6.4A Who Healed the Sick in the Middle Ages

Learning Objective

  • Identify the variety of medical treatments in the Middle Ages.

Keywords

  • Wise Women/Men: Local people with knowledge of traditional herbal remedies.

  • Apothecaries: A person who prepared and sold medicines.

  • Doctors: Expensive and often a last resort.

  • Quacks: Con artists who sold fake cures and took advantage of people's fear of disease.

  • Supernatural: Above and beyond what is natural and explained by natural laws.

Main Ideas

  • In the Middle Ages, people did not understand germs or viruses.

  • Many believed disease was caused by:

    • Supernatural forces (e.g., God’s punishment or evil spirits).

    • Natural factors (e.g., bad smells or imbalance in the body’s "humours").

Popular Theories About Disease

  • Movements of planets caused illness.

  • Bad smells (miasma) caused disease.

  • Imbalance of body liquids (humours) made people sick.

  • God’s punishment or evil spirits caused illness.

Treatments

  • Some treatments were helpful, but others were bizarre and dangerous.

  • Examples of treatments:

    • Using live crabs for eye problems.

    • Killing animals and drinking their blood.

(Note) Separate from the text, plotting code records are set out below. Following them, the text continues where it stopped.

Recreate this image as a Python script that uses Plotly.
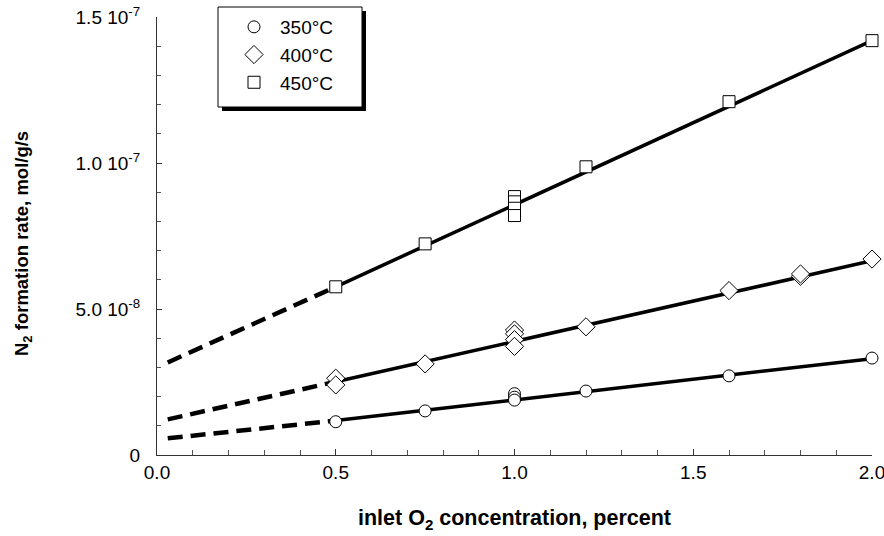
import plotly.graph_objects as go

# ---- data ----
x350 = [0.5, 0.75, 1.0, 1.0, 1.0, 1.2, 1.6, 2.0]
y350 = [1.14e-8, 1.51e-8, 2.10e-8, 1.98e-8, 1.88e-8, 2.19e-8, 2.71e-8, 3.32e-8]

x400 = [0.5, 0.5, 0.75, 1.0, 1.0, 1.0, 1.0, 1.2, 1.6, 1.8, 1.8, 2.0]
y400 = [2.63e-8, 2.40e-8, 3.12e-8, 4.28e-8, 4.15e-8, 3.95e-8, 3.72e-8,
        4.39e-8, 5.63e-8, 6.12e-8, 6.20e-8, 6.71e-8]

x450 = [0.5, 0.75, 1.0, 1.0, 1.0, 1.0, 1.2, 1.6, 2.0]
y450 = [5.76e-8, 7.23e-8, 8.85e-8, 8.67e-8, 8.45e-8, 8.20e-8, 9.87e-8, 1.21e-7, 1.419e-7]

# fitted lines (solid) and extrapolations (dashed)
fit_x = [0.5, 2.0]
fit350 = [1.18e-8, 3.30e-8]
fit400 = [2.51e-8, 6.65e-8]
fit450 = [5.76e-8, 1.419e-7]

ext_x = [0.03, 0.5]
ext350 = [0.57e-8, 1.18e-8]
ext400 = [1.22e-8, 2.51e-8]
ext450 = [3.17e-8, 5.76e-8]

names = ["350°C", "400°C", "450°C"]

y_tickvals = [0, 5e-8, 1e-7, 1.5e-7]
y_ticktext = ["0", "5.0 10<sup>-8</sup>", "1.0 10<sup>-7</sup>", "1.5 10<sup>-7</sup>"]
x_tickvals = [0.0, 0.5, 1.0, 1.5, 2.0]
x_ticktext = ["0.0", "0.5", "1.0", "1.5", "2.0"]

FONT = "Liberation Sans, Arial, sans-serif"

fig = go.Figure()

for ey, fy in [(ext350, fit350), (ext400, fit400), (ext450, fit450)]:
    fig.add_trace(go.Scatter(x=ext_x, y=ey, mode="lines", showlegend=False,
                             line=dict(color="black", width=4.5, dash="15px,8px"),
                             hoverinfo="skip"))
    fig.add_trace(go.Scatter(x=fit_x, y=fy, mode="lines", showlegend=False,
                             line=dict(color="black", width=3.5),
                             hoverinfo="skip"))

for xs, ys, nm, sym, sz in [(x350, y350, names[0], "circle", 12),
                            (x400, y400, names[1], "diamond", 14),
                            (x450, y450, names[2], "square", 12)]:
    fig.add_trace(go.Scatter(x=xs, y=ys, mode="markers", name=nm, cliponaxis=False,
                             marker=dict(symbol=sym, size=sz, color="white",
                                         line=dict(color="black", width=1))))

W, H = 884, 536
L, R, T, B = 157, 12, 17, 81
pw, ph = W - L - R, H - T - B

def px2paper_x(px):
    return (px - L) / pw

def px2paper_y(py):
    return (H - B - py) / ph

# legend box (pixels)
lg_left, lg_top, lg_w, lg_h = 218, 7, 144, 100
sh = 4
fig.add_shape(type="rect", xref="paper", yref="paper", layer="above",
              x0=px2paper_x(lg_left + sh), x1=px2paper_x(lg_left + lg_w + sh),
              y0=px2paper_y(lg_top + lg_h + sh), y1=px2paper_y(lg_top + sh),
              fillcolor="black", line=dict(width=0))
fig.add_shape(type="rect", xref="paper", yref="paper", layer="above",
              x0=px2paper_x(lg_left), x1=px2paper_x(lg_left + lg_w),
              y0=px2paper_y(lg_top + lg_h), y1=px2paper_y(lg_top),
              fillcolor="white", line=dict(color="black", width=1))

fig.update_layout(
    width=W, height=H,
    margin=dict(l=L, r=R, t=T, b=B, autoexpand=False),
    paper_bgcolor="white", plot_bgcolor="white",
    font=dict(family=FONT, size=18, color="black"),
    showlegend=True,
    legend=dict(x=px2paper_x(228), y=px2paper_y(8), xanchor="left", yanchor="top",
                bgcolor="rgba(0,0,0,0)", borderwidth=0, itemwidth=42,
                font=dict(size=19, family=FONT)),
    xaxis=dict(range=[0, 2.0], tickvals=x_tickvals, ticktext=x_ticktext, automargin=False,
               showgrid=False, zeroline=False, showline=True, linecolor="#333", linewidth=1,
               ticks="inside", ticklen=6, tickcolor="#333", ticklabeloverflow="allow",
               minor=dict(dtick=0.1, ticks="inside", ticklen=5, tickcolor="#555", showgrid=False),
               tickfont=dict(size=19), ticklabelstandoff=0),
    yaxis=dict(range=[0, 1.5e-7], tickvals=y_tickvals, ticktext=y_ticktext, automargin=False,
               showgrid=False, zeroline=False, showline=True, linecolor="#333", linewidth=1,
               ticks="inside", ticklen=5, tickcolor="#333", ticklabeloverflow="allow",
               minor=dict(dtick=1e-8, ticks="inside", ticklen=4, tickcolor="#555", showgrid=False),
               tickfont=dict(size=19), ticklabelstandoff=12),
    annotations=[
        dict(text="inlet O<sub>2</sub> concentration, percent", xref="paper", yref="paper",
             x=0.5, y=px2paper_y(519), xanchor="center", yanchor="middle", showarrow=False,
             font=dict(size=21.5, family=FONT, weight="bold")),
        dict(text="N<sub>2</sub> formation rate, mol/g/s", xref="paper", yref="paper",
             x=px2paper_x(23), y=px2paper_y(244), xanchor="center", yanchor="middle",
             textangle=-90, showarrow=False,
             font=dict(size=18.5, family=FONT, weight="bold")),
    ],
)

fig.write_html("out.html")
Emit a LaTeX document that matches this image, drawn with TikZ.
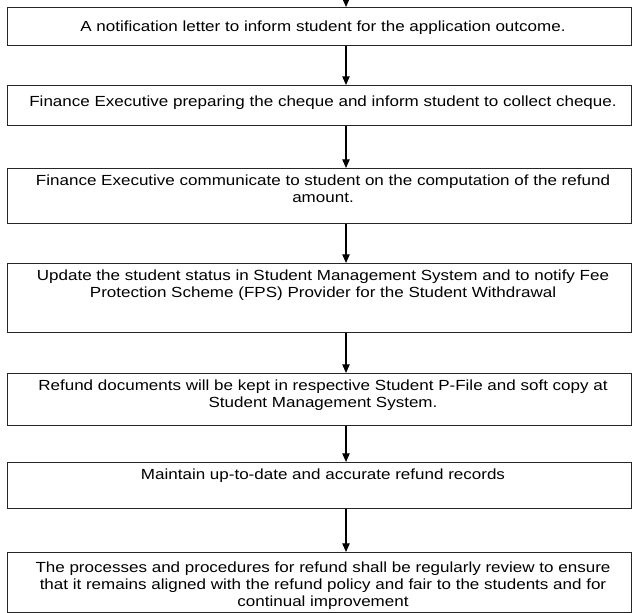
\documentclass[tikz,border=0pt]{standalone}
\usepackage{fontspec}
\setmainfont{Liberation Sans}[FakeStretch=1.16]
\usetikzlibrary{arrows.meta}

\begin{document}
\begin{tikzpicture}[x=0.75pt, y=-0.75pt,
    stepbox/.style = {shape=rectangle, draw=black!85, line width=0.75pt,
      anchor=north, minimum width=468pt, inner sep=0pt},
    steptext/.style = {anchor=north, align=center, inner sep=0pt, xshift=3pt,
      font=\fontsize{11}{12.75}\selectfont},
    flow/.style = {draw=black, line width=0.9pt,
      -{Triangle[length=6.5pt, width=5.5pt]}}]
    \useasboundingbox (0,0) rectangle (632,613);
    \coordinate (ax) at (346,0);

    % boxes
    \node[stepbox, minimum height=28.5pt] (b1) at (319,7) {};
    \node[stepbox, minimum height=30pt] (b2) at (319,85) {};
    \node[stepbox, minimum height=41.25pt] (b3) at (319,168) {};
    \node[stepbox, minimum height=51.75pt] (b4) at (319,263) {};
    \node[stepbox, minimum height=39pt] (b5) at (319,373) {};
    \node[stepbox, minimum height=34.5pt] (b6) at (319,462) {};
    \node[stepbox, minimum height=45pt] (b7) at (319,552) {};

    % texts
    \node[steptext, yshift=-10pt] (t1) at (b1.north)
      {A notification letter to inform student for the application outcome.};
    \node[steptext, yshift=-8pt] (t2) at (b2.north)
      {Finance Executive preparing the cheque and inform student to collect cheque.};
    \node[steptext, yshift=-5pt] (t3) at (b3.north)
      {Finance Executive communicate to student on the computation of the refund\\
       amount.};
    \node[steptext, yshift=-5pt] (t4) at (b4.north)
      {Update the student status in Student Management System and to notify Fee\\
       Protection Scheme (FPS) Provider for the Student Withdrawal};
    \node[steptext, yshift=-5pt] (t5) at (b5.north)
      {Refund documents will be kept in respective Student P-File and soft copy at\\
       Student Management System.};
    \node[steptext, yshift=-5pt] (t6) at (b6.north)
      {Maintain up-to-date and accurate refund records};
    \node[steptext, yshift=-7.25pt] (t7) at (b7.north)
      {The processes and procedures for refund shall be regularly review to ensure\\
       that it remains aligned with the refund policy and fair to the students and for\\
       continual improvement};

    % arrows
    \draw[flow] (ax) -- (b1.north -| ax);
    \draw[flow] (b1.south -| ax) -- (b2.north -| ax);
    \draw[flow] (b2.south -| ax) -- (b3.north -| ax);
    \draw[flow] (b3.south -| ax) -- (b4.north -| ax);
    \draw[flow] (b4.south -| ax) -- (b5.north -| ax);
    \draw[flow] (b5.south -| ax) -- (b6.north -| ax);
    \draw[flow] (b6.south -| ax) -- (b7.north -| ax);
\end{tikzpicture}
\end{document}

    • Applying strange mixtures like dog urine and mouse blood for warts.

Examples of Medieval "Cures" (Source B)

  • For swollen eyes: Take a live crab, poke out its eyes and put it back in the water. Stick the eyes onto your neck.

  • For wheezing and shortness of breath: Kill a fox and take out its liver and lungs. Chop them up and mix it with wine. Then drink the mixture out of a church bell.

  • If you are bitten by a snake: Smear ear wax on the bite, then ask the priest to say a prayer.

  • If you accidentally drink an insect in the water: Find a sheep, cut into it and drink the blood while it's still hot. Take good long gulps.

  • For warts: Hold a live toad next to the skin, or rub a mixture of dog urine and mouse blood onto the warts.